◆ **WHAT THE EXERCISE ASKS**: Copy the lines of the data below exactly, starting at the first and stopping after the line that contains "import seaborn as sns"; include no pictures.

Records contained in a dataset:

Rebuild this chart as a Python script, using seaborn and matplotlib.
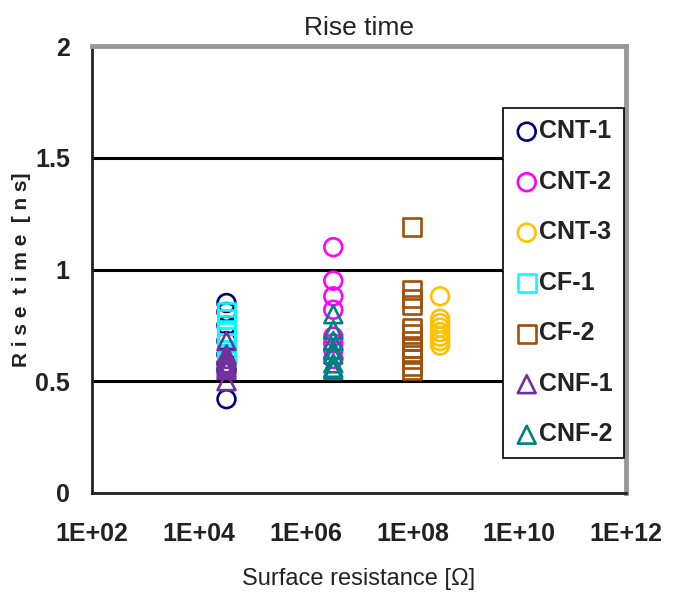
import numpy as np
import pandas as pd
import matplotlib
matplotlib.use("Agg")
import matplotlib.pyplot as plt
import seaborn as sns

# ---- data ----
series_names = ["CNT-1", "CNT-2", "CNT-3", "CF-1", "CF-2", "CNF-1", "CNF-2"]
series_x = [3.3e4, 3.3e6, 3.3e8, 3.3e4, 1e8, 3.3e4, 3.3e6]
cnt1 = [0.85, 0.81, 0.75, 0.68, 0.62, 0.58, 0.55, 0.42]
cnt2 = [1.10, 0.95, 0.88, 0.82, 0.70, 0.67, 0.64, 0.60]
cnt3 = [0.88, 0.78, 0.76, 0.74, 0.72, 0.70, 0.68, 0.66]
cf1 = [0.81, 0.78, 0.75, 0.72, 0.70, 0.67, 0.64, 0.62]
cf2 = [1.19, 0.91, 0.87, 0.84, 0.74, 0.71, 0.68, 0.65, 0.62, 0.60, 0.57, 0.55]
cnf1 = [0.68, 0.62, 0.60, 0.58, 0.57, 0.56, 0.55, 0.50]
cnf2 = [0.80, 0.73, 0.68, 0.64, 0.62, 0.58, 0.56, 0.55]
series_y = [cnt1, cnt2, cnt3, cf1, cf2, cnf1, cnf2]
x_ticks = [1e2, 1e4, 1e6, 1e8, 1e10, 1e12]
x_tick_labels = ["1E+02", "1E+04", "1E+06", "1E+08", "1E+10", "1E+12"]
y_ticks = [0, 0.5, 1, 1.5, 2]
y_tick_labels = ["0", "0.5", "1", "1.5", "2"]

colors = ["#000080", "#FF00FF", "#FFC000", "#00FFFF", "#A0500A", "#7030A0", "#008080"]
markers = ["o", "o", "o", "s", "s", "^", "^"]

rows = []
for name, xv, ys in zip(series_names, series_x, series_y):
    for y in ys:
        rows.append({"series": name, "R": xv, "t": y})
df = pd.DataFrame(rows)

sns.set_style("white")
FONT = ["Liberation Sans", "DejaVu Sans"]
plt.rcParams["font.family"] = FONT

fig = plt.figure(figsize=(6.76, 6.03), dpi=100)
ax = fig.add_axes([92 / 676, 110 / 603, (626 - 92) / 676, (493 - 46) / 603])

for name, col, mk in zip(series_names, colors, markers):
    sub = df[df["series"] == name]
    sns.scatterplot(data=sub, x="R", y="t", ax=ax, marker=mk, s=165,
                    facecolor="none", edgecolor=col, linewidth=1.9, label=name,
                    zorder=3)

ax.set_xscale("log")
ax.set_xlim(1e2, 1e12)
ax.set_ylim(0, 2)
ax.set_xticks(x_ticks)
ax.set_xticklabels(x_tick_labels)
ax.set_yticks(y_ticks)
ax.set_yticklabels(y_tick_labels)
ax.minorticks_off()
ax.tick_params(axis="both", direction="in", length=5, width=1.5, labelsize=18,
               colors="#222222")
ax.tick_params(axis="x", pad=21)
ax.tick_params(axis="y", pad=16)
for lab in ax.get_xticklabels() + ax.get_yticklabels():
    lab.set_fontweight("bold")

for yv in [0.5, 1.0, 1.5]:
    ax.axhline(yv, color="black", linewidth=2.2, zorder=1)

ax.spines["left"].set_color("#222222")
ax.spines["left"].set_linewidth(2)
ax.spines["bottom"].set_color("#222222")
ax.spines["bottom"].set_linewidth(2)
ax.spines["top"].set_color("#999999")
ax.spines["top"].set_linewidth(3.5)
ax.spines["right"].set_color("#999999")
ax.spines["right"].set_linewidth(3.5)

ax.set_title("Rise time", fontsize=19, pad=8, color="#222222")
ax.set_xlabel("Surface resistance [Ω]", fontsize=17, color="#222222")
ax.set_ylabel("R i s e  t i m e  [ n s]", fontsize=15, fontweight="bold",
              color="#222222")
ax.yaxis.set_label_coords((31 - 92) / 534, 0.5)
ax.xaxis.set_label_coords(0.5, -(568 - 493) / 447)

leg = ax.legend(loc="upper left", bbox_to_anchor=((503 - 92) / 534, (493 - 108) / 447),
                frameon=True, fancybox=False, edgecolor="black", framealpha=1,
                fontsize=18, labelspacing=1.06, handletextpad=0.0,
                handlelength=1.0, borderpad=0.45, borderaxespad=0)
leg.get_frame().set_linewidth(1.2)
for t in leg.get_texts():
    t.set_fontweight("bold")
    t.set_color("#222222")

fig.savefig("out.png", dpi=100)
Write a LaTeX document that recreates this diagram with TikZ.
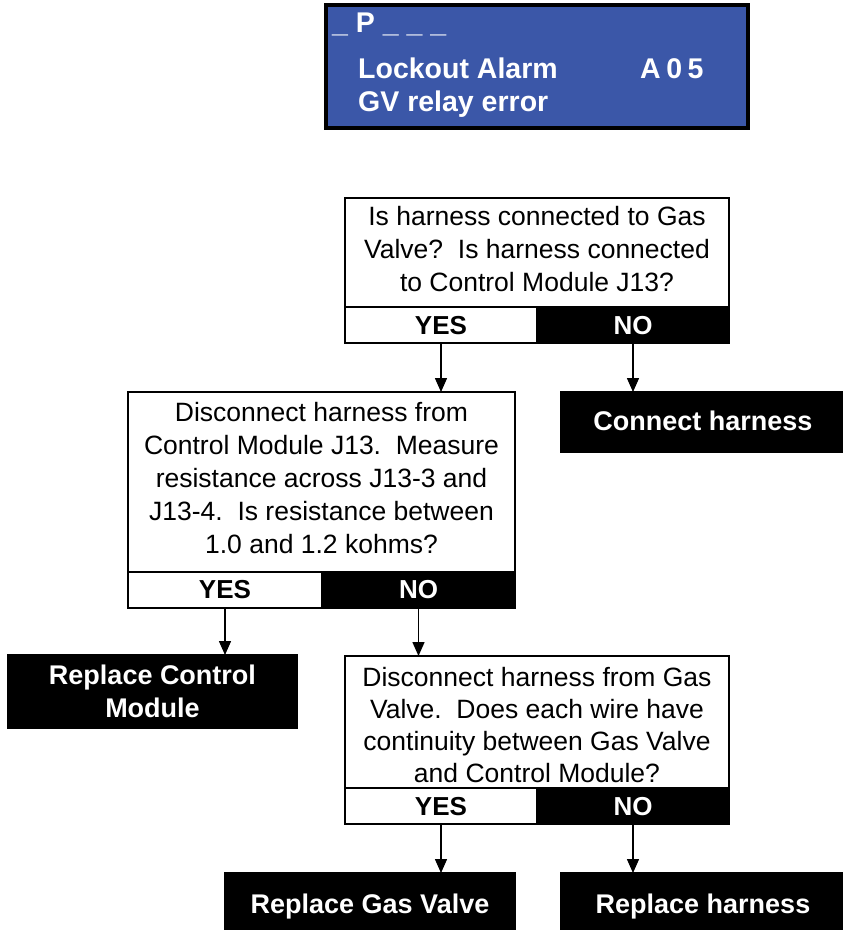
\documentclass[tikz,border=0pt]{standalone}
\usepackage{fontspec}
\setmainfont{Liberation Sans}
\usetikzlibrary{arrows.meta}
\definecolor{lcdblue}{RGB}{59,87,168}
\begin{document}
\begin{tikzpicture}[x=1pt,y=-1pt,
  frame/.style={draw=black,line width=1.3pt,inner sep=0pt,outer sep=0pt},
  cellyes/.style={frame,fill=white,minimum height=36pt},
  cellno/.style={frame,fill=black,minimum height=36pt},
  termbox/.style={frame,fill=black},
  qtext/.style={inner sep=0pt,anchor=north,align=center,font=\fontsize{26.5}{33}\selectfont},
  ynlabel/.style={inner sep=0pt,anchor=base,font=\fontsize{26}{30}\selectfont\bfseries},
  termtext/.style={inner sep=0pt,anchor=base,text=white,font=\fontsize{27}{33}\selectfont\bfseries},
  lcdtext/.style={inner sep=0pt,anchor=base west,text=white,font=\fontsize{28.5}{34}\selectfont\bfseries},
  arr/.style={line width=1.5pt,-{Triangle[length=14pt,width=12pt]}}]
\useasboundingbox (0,0) rectangle (844,930);

% LCD display
\node[draw=black,line width=3.5pt,fill=lcdblue,minimum width=422pt,minimum height=123pt,inner sep=0pt] (lcd) at (537,66.5) {};
\node[lcdtext] (lcd1) at (332,32) {\_ P \_ \_ \_};
\node[lcdtext] (lcd2) at (358,78) {Lockout Alarm};
\node[lcdtext] (lcd3) at (640,78) {A\hspace{5.5pt}0\hspace{5.5pt}5};
\node[lcdtext] (lcd4) at (358,111) {GV relay error};

% Question 1
\node[frame,fill=white,minimum width=384pt,minimum height=109pt] (q1) at (537,252.5) {};
\node[qtext] (q1t) at (537,205.5) {\rule{0pt}{20pt}Is harness connected to Gas\\Valve?\ \ Is harness connected\\to Control Module J13?};
\node[cellyes,minimum width=192pt] (yes1) at (441,325) {};
\node[cellno,minimum width=192pt] (no1) at (633,325) {};
\node[ynlabel] (yes1t) at (441,334) {YES};
\node[ynlabel,text=white] (no1t) at (633,334) {NO};

% Terminal: Connect harness
\node[termbox,minimum width=281pt,minimum height=60pt] (connect) at (701.5,422) {};
\node[termtext] (connectt) at (703,430) {Connect harness};

% Question 2
\node[frame,fill=white,minimum width=387pt,minimum height=180pt] (q2) at (321.5,482) {};
\node[qtext] (q2t) at (321.5,401.5) {\rule{0pt}{20pt}Disconnect harness from\\Control Module J13.\ \ Measure\\resistance across J13-3 and\\J13-4.\ \ Is resistance between\\1.0 and 1.2 kohms?};
\node[cellyes,minimum width=194pt] (yes2) at (225,590) {};
\node[cellno,minimum width=193pt] (no2) at (418.5,590) {};
\node[ynlabel] (yes2t) at (225,598) {YES};
\node[ynlabel,text=white] (no2t) at (418.5,598) {NO};

% Terminal: Replace Control Module
\node[termbox,minimum width=289pt,minimum height=73pt] (rcm) at (152.5,691.5) {};
\node[termtext,anchor=north,align=center] (rcmt) at (152.5,664) {\rule{0pt}{20pt}Replace Control\\Module};

% Question 3
\node[frame,fill=white,minimum width=384pt,minimum height=132pt] (q3) at (537,722) {};
\node[qtext,font=\fontsize{26.5}{32}\selectfont] (q3t) at (537,666) {\rule{0pt}{20pt}Disconnect harness from Gas\\Valve.\ \ Does each wire have\\continuity between Gas Valve\\and Control Module?};
\node[cellyes,minimum width=192pt] (yes3) at (441,806) {};
\node[cellno,minimum width=192pt] (no3) at (633,806) {};
\node[ynlabel] (yes3t) at (441,815) {YES};
\node[ynlabel,text=white] (no3t) at (633,815) {NO};

% Bottom terminals
\node[termbox,minimum width=290pt,minimum height=62pt] (rgv) at (370,904) {};
\node[termtext] (rgvt) at (370,913) {Replace Gas Valve};
\node[termbox,minimum width=281pt,minimum height=62pt] (rh) at (701.5,904) {};
\node[termtext] (rht) at (703,913) {Replace harness};

% Connectors
\draw[arr] (yes1) -- (q2.north -| yes1);
\draw[arr] (no1) -- (connect.north -| no1);
\draw[arr] (yes2) -- (rcm.north -| yes2);
\draw[arr] (no2) -- (q3.north -| no2);
\draw[arr] (yes3) -- (rgv.north -| yes3);
\draw[arr] (no3) -- (rh.north -| no3);
\end{tikzpicture}
\end{document}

◆ **CORRECT ANSWER**:
Rebuild this chart as a Python script, using seaborn and matplotlib.
import numpy as np
import pandas as pd
import matplotlib
matplotlib.use("Agg")
import matplotlib.pyplot as plt
import seaborn as sns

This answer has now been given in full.